Retype only what runs from the first line of the listing to the line holding "plt.rcParams['font.family'] = ['Liberation", both included. Do not retype the pictures.

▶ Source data
____

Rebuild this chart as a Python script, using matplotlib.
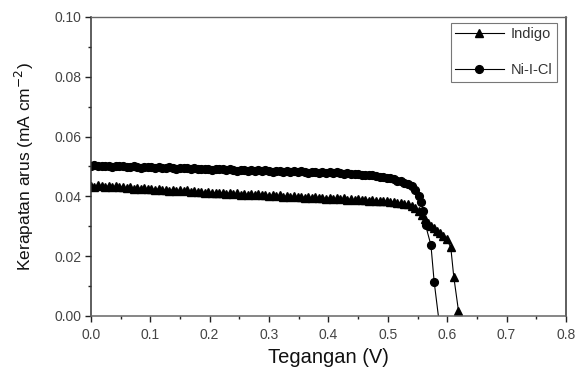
import matplotlib
matplotlib.use("Agg")
import matplotlib.pyplot as plt
from matplotlib.ticker import MultipleLocator

plt.rcParams['font.family'] = ['Liberation Sans', 'DejaVu Sans']

# Voltage sweep (V)
v_flat = [0.000, 0.006, 0.012, 0.018, 0.024, 0.030, 0.036, 0.042, 0.048, 0.054,
          0.060, 0.066, 0.072, 0.078, 0.084, 0.090, 0.096, 0.102, 0.108, 0.114,
          0.120, 0.126, 0.132, 0.138, 0.144, 0.150, 0.156, 0.162, 0.168, 0.174,
          0.180, 0.186, 0.192, 0.198, 0.204, 0.210, 0.216, 0.222, 0.228, 0.234,
          0.240, 0.246, 0.252, 0.258, 0.264, 0.270, 0.276, 0.282, 0.288, 0.294,
          0.300, 0.306, 0.312, 0.318, 0.324, 0.330, 0.336, 0.342, 0.348, 0.354,
          0.360, 0.366, 0.372, 0.378, 0.384, 0.390, 0.396, 0.402, 0.408, 0.414,
          0.420, 0.426, 0.432, 0.438, 0.444, 0.450, 0.456, 0.462, 0.468, 0.474,
          0.480, 0.486, 0.492, 0.498, 0.504, 0.510, 0.516, 0.522, 0.528, 0.534,
          0.540, 0.546, 0.552]

niicl_v_tail = [0.556, 0.560, 0.5635, 0.5726, 0.578, 0.587]
niicl_j = [0.0502, 0.0504, 0.0501, 0.0503, 0.0500, 0.0502, 0.0499, 0.0502, 0.0500, 0.0501,
           0.0499, 0.0497, 0.0500, 0.0498, 0.0496, 0.0499, 0.0497, 0.0499, 0.0496, 0.0498,
           0.0496, 0.0494, 0.0497, 0.0495, 0.0493, 0.0496, 0.0494, 0.0496, 0.0493, 0.0495,
           0.0492, 0.0490, 0.0493, 0.0491, 0.0489, 0.0492, 0.0490, 0.0492, 0.0489, 0.0491,
           0.0489, 0.0486, 0.0489, 0.0487, 0.0485, 0.0488, 0.0486, 0.0489, 0.0486, 0.0487,
           0.0485, 0.0483, 0.0486, 0.0484, 0.0482, 0.0485, 0.0483, 0.0485, 0.0482, 0.0484,
           0.0481, 0.0479, 0.0482, 0.0480, 0.0478, 0.0481, 0.0479, 0.0481, 0.0478, 0.0480,
           0.0478, 0.0476, 0.0478, 0.0476, 0.0474, 0.0475, 0.0473, 0.0473, 0.0470, 0.0470,
           0.0468, 0.0466, 0.0465, 0.0462, 0.0460, 0.0457, 0.0453, 0.0450, 0.0446, 0.0441,
           0.0434, 0.0422, 0.0402,
           0.0380, 0.0350, 0.0304, 0.0237, 0.0115, -0.0030]

indigo_v_tail = [0.557, 0.562, 0.567, 0.572, 0.577, 0.582, 0.588, 0.5935, 0.599,
                 0.606, 0.611, 0.619, 0.629]
indigo_j = [0.0436, 0.0433, 0.0437, 0.0434, 0.0431, 0.0435, 0.0432, 0.0434, 0.0430, 0.0432,
            0.0428, 0.0430, 0.0426, 0.0429, 0.0425, 0.0427, 0.0424, 0.0426, 0.0422, 0.0425,
            0.0421, 0.0423, 0.0419, 0.0422, 0.0418, 0.0420, 0.0417, 0.0420, 0.0416, 0.0418,
            0.0414, 0.0416, 0.0412, 0.0415, 0.0411, 0.0413, 0.0410, 0.0413, 0.0409, 0.0411,
            0.0408, 0.0410, 0.0406, 0.0409, 0.0405, 0.0408, 0.0404, 0.0407, 0.0403, 0.0405,
            0.0402, 0.0404, 0.0400, 0.0403, 0.0399, 0.0401, 0.0398, 0.0401, 0.0397, 0.0399,
            0.0396, 0.0398, 0.0394, 0.0397, 0.0393, 0.0395, 0.0392, 0.0395, 0.0391, 0.0393,
            0.0391, 0.0393, 0.0389, 0.0391, 0.0388, 0.0390, 0.0387, 0.0389, 0.0386, 0.0388,
            0.0385, 0.0386, 0.0383, 0.0384, 0.0381, 0.0382, 0.0379, 0.0378, 0.0375, 0.0373,
            0.0368, 0.0360, 0.0350,
            0.0338, 0.0325, 0.0312, 0.0301, 0.0293, 0.0285, 0.0277, 0.0268, 0.0256,
            0.0230, 0.0132, 0.0017, -0.0020]

series_labels = ["Indigo", "Ni-I-Cl"]
x_ticks = [0.0, 0.1, 0.2, 0.3, 0.4, 0.5, 0.6, 0.7, 0.8]
y_ticks = [0.00, 0.02, 0.04, 0.06, 0.08, 0.10]

fig = plt.figure(figsize=(5.79, 3.67), dpi=100)
ax = fig.add_axes([0.157, 0.139, 0.8205, 0.8147])

ax.plot(v_flat + indigo_v_tail, indigo_j, color='black', lw=0.8, marker='^',
        ms=6.0, mec='black', mfc='black', label=series_labels[0], clip_on=True)
ax.plot(v_flat + niicl_v_tail, niicl_j, color='black', lw=0.8, marker='o',
        ms=5.6, mec='black', mfc='black', label=series_labels[1], clip_on=True)

ax.set_xlim(0.0, 0.8)
ax.set_ylim(0.0, 0.10)
ax.set_xticks(x_ticks)
ax.set_yticks(y_ticks)
ax.set_xticklabels([f"{t:.1f}" for t in x_ticks])
ax.set_yticklabels([f"{t:.2f}" for t in y_ticks])
ax.xaxis.set_minor_locator(MultipleLocator(0.05))
ax.yaxis.set_minor_locator(MultipleLocator(0.01))
ax.tick_params(axis='x', which='major', direction='out', length=4, width=1.0,
               labelsize=10, colors='#222222', labelcolor='#444444', pad=5)
ax.tick_params(axis='x', which='minor', direction='out', length=2.5, width=1.0, colors='#222222')
ax.tick_params(axis='y', which='major', direction='out', length=4, width=1.0,
               labelsize=10, colors='#222222', labelcolor='#444444', pad=3)
ax.tick_params(axis='y', which='minor', direction='out', length=2.5, width=1.0, colors='#222222')
for s in ['left', 'bottom', 'right']:
    ax.spines[s].set_linewidth(1.1)
    ax.spines[s].set_color('#333333')
ax.spines['bottom'].set_color('#666666')
ax.spines['top'].set_linewidth(1.0)
ax.spines['top'].set_color('#666666')

ax.set_xlabel("Tegangan (V)", fontsize=14.5, labelpad=4, color='#111111')
ax.set_ylabel("Kerapatan arus (mA cm$^{-2}$)", fontsize=12.5, labelpad=13, color='#111111')

leg = ax.legend(loc='upper right', bbox_to_anchor=(0.981, 0.98), borderaxespad=0,
                fontsize=10.5, frameon=True, fancybox=False, edgecolor='#555555',
                labelspacing=1.5, handlelength=3.3, borderpad=0.3, handletextpad=0.5)
leg.get_frame().set_linewidth(0.8)
for t in leg.get_texts():
    t.set_color('#333333')

fig.savefig("out.png", dpi=100)
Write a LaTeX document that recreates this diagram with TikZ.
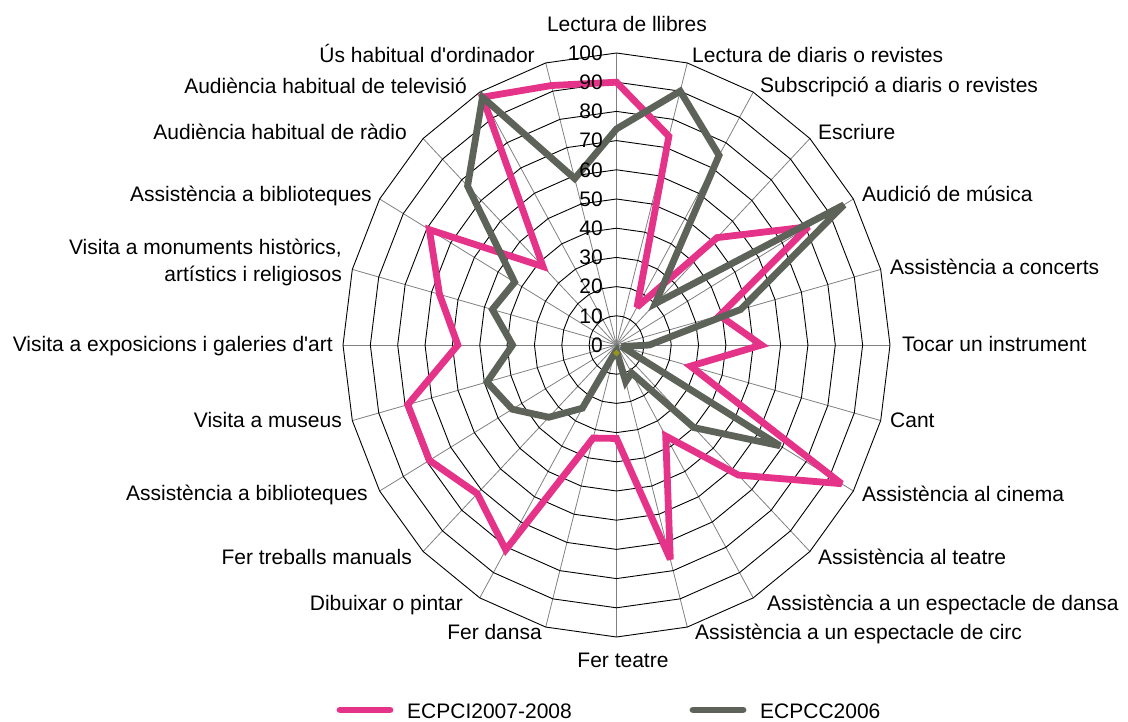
\documentclass[tikz,border=0pt]{standalone}
\usepackage{fontspec}
\setmainfont{Liberation Sans}
\usepackage{tikz}
\usetikzlibrary{shapes.geometric}
\definecolor{ecpci}{RGB}{229,51,137}
\definecolor{ecpcc}{RGB}{94,99,90}
\definecolor{zeromark}{RGB}{150,150,30}
\tikzstyle{lbl}=[inner sep=0pt, font=\fontsize{21}{27}\selectfont]
\tikzstyle{ring}=[black, line width=0.9pt]
\tikzstyle{spoke}=[black!50, line width=0.8pt]
\tikzstyle{seri}=[ecpci, line width=6.8pt, line join=miter, miter limit=3]
\tikzstyle{serc}=[ecpcc, line width=6.8pt, line join=miter, miter limit=3]

\begin{document}
\begin{tikzpicture}[x=1pt, y=-1pt]
\useasboundingbox (0,0) rectangle (1128,722);

\coordinate (o) at (616.5,345);

% spokes and rings
\foreach \i in {0,...,23}
  \draw[spoke] (o) -- ({616.5+273.5*sin(\i*15)},{345-292*cos(\i*15)});
\foreach \k in {1,...,10}
  \draw[ring] (616.5,{345-29.2*\k}) \foreach \i in {1,...,23}{ -- ({616.5+27.35*\k*sin(\i*15)},{345-29.2*\k*cos(\i*15)})} -- cycle;

% series points
\foreach \v [count=\i from 0] in {90,74,15,52,81,39,53,28,95,63,36,76,32,33,81,72,79,79,58,67,79,38,98,92}
  \coordinate (i\i) at ({616.5+2.735*\v*sin(\i*15)},{345-2.92*\v*cos(\i*15)});
\foreach \v [count=\i from 0] in {74,90,75,20,96,47,12,2,69,40,11,13,2,3,25,35,44,49,38,47,43,77,98,59}
  \coordinate (c\i) at ({616.5+2.735*\v*sin(\i*15)},{345-2.92*\v*cos(\i*15)});

\draw[seri] (i0) \foreach \i in {1,...,23}{ -- (i\i)} -- cycle;
\draw[serc] (c0) \foreach \i in {1,...,23}{ -- (c\i)} -- cycle;

\node[diamond, fill=zeromark, inner sep=0pt, minimum size=7pt] (zero) at (616.5,353) {};

% scale
\foreach \k [evaluate=\k as \t using int(10*\k)] in {0,...,10}
  \node[lbl, anchor=east] (t\k) at (603,{345-29.2*\k}) {\t};

% axis labels
\node[lbl, anchor=base] (l0) at (627,32) {Lectura de llibres};
\node[lbl, anchor=base west] (l1) at (692,63) {Lectura de diaris o revistes};
\node[lbl, anchor=base west] (l2) at (760,93) {Subscripció a diaris o revistes};
\node[lbl, anchor=base west] (l3) at (818,140) {Escriure};
\node[lbl, anchor=base west] (l4) at (862,202) {Audició de música};
\node[lbl, anchor=base west] (l5) at (890,275) {Assistència a concerts};
\node[lbl, anchor=base west] (l6) at (902,352) {Tocar un instrument};
\node[lbl, anchor=base west] (l7) at (890,427) {Cant};
\node[lbl, anchor=base west] (l8) at (862,501) {Assistència al cinema};
\node[lbl, anchor=base west] (l9) at (818,564) {Assistència al teatre};
\node[lbl, anchor=base west] (l10) at (767,610) {Assistència a un espectacle de dansa};
\node[lbl, anchor=base west] (l11) at (695,639) {Assistència a un espectacle de circ};
\node[lbl, anchor=base] (l12) at (623,667) {Fer teatre};
\node[lbl, anchor=base east] (l13) at (542,639) {Fer dansa};
\node[lbl, anchor=base east] (l14) at (463,610) {Dibuixar o pintar};
\node[lbl, anchor=base east] (l15) at (412,564) {Fer treballs manuals};
\node[lbl, anchor=base east] (l16) at (368,500) {Assistència a biblioteques};
\node[lbl, anchor=base east] (l17) at (342,427) {Visita a museus};
\node[lbl, anchor=base east] (l18) at (333,352) {Visita a exposicions i galeries d\textquotesingle art};
\node[lbl, anchor=east, align=right] (l19) at (342,262) {Visita a monuments històrics,\\artístics i religiosos};
\node[lbl, anchor=base east] (l20) at (372,202) {Assistència a biblioteques};
\node[lbl, anchor=base east] (l21) at (407,140) {Audiència habitual de ràdio};
\node[lbl, anchor=base east] (l22) at (467,94) {Audiència habitual de televisió};
\node[lbl, anchor=base east] (l23) at (535,63) {Ús habitual d\textquotesingle ordinador};

% legend
\draw[seri, line cap=round] (340,710) -- (390,710);
\node[lbl, anchor=base west] (legi) at (407,718) {ECPCI2007-2008};
\draw[serc, line cap=round] (693,710) -- (743,710);
\node[lbl, anchor=base west] (legc) at (760,718) {ECPCC2006};
\end{tikzpicture}
\end{document}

____

▶ Response
Rebuild this chart as a Python script, using matplotlib.
import matplotlib
matplotlib.use("Agg")
import matplotlib.pyplot as plt
from matplotlib.ticker import MultipleLocator

plt.rcParams['font.family'] = ['Liberation Sans', 'DejaVu Sans']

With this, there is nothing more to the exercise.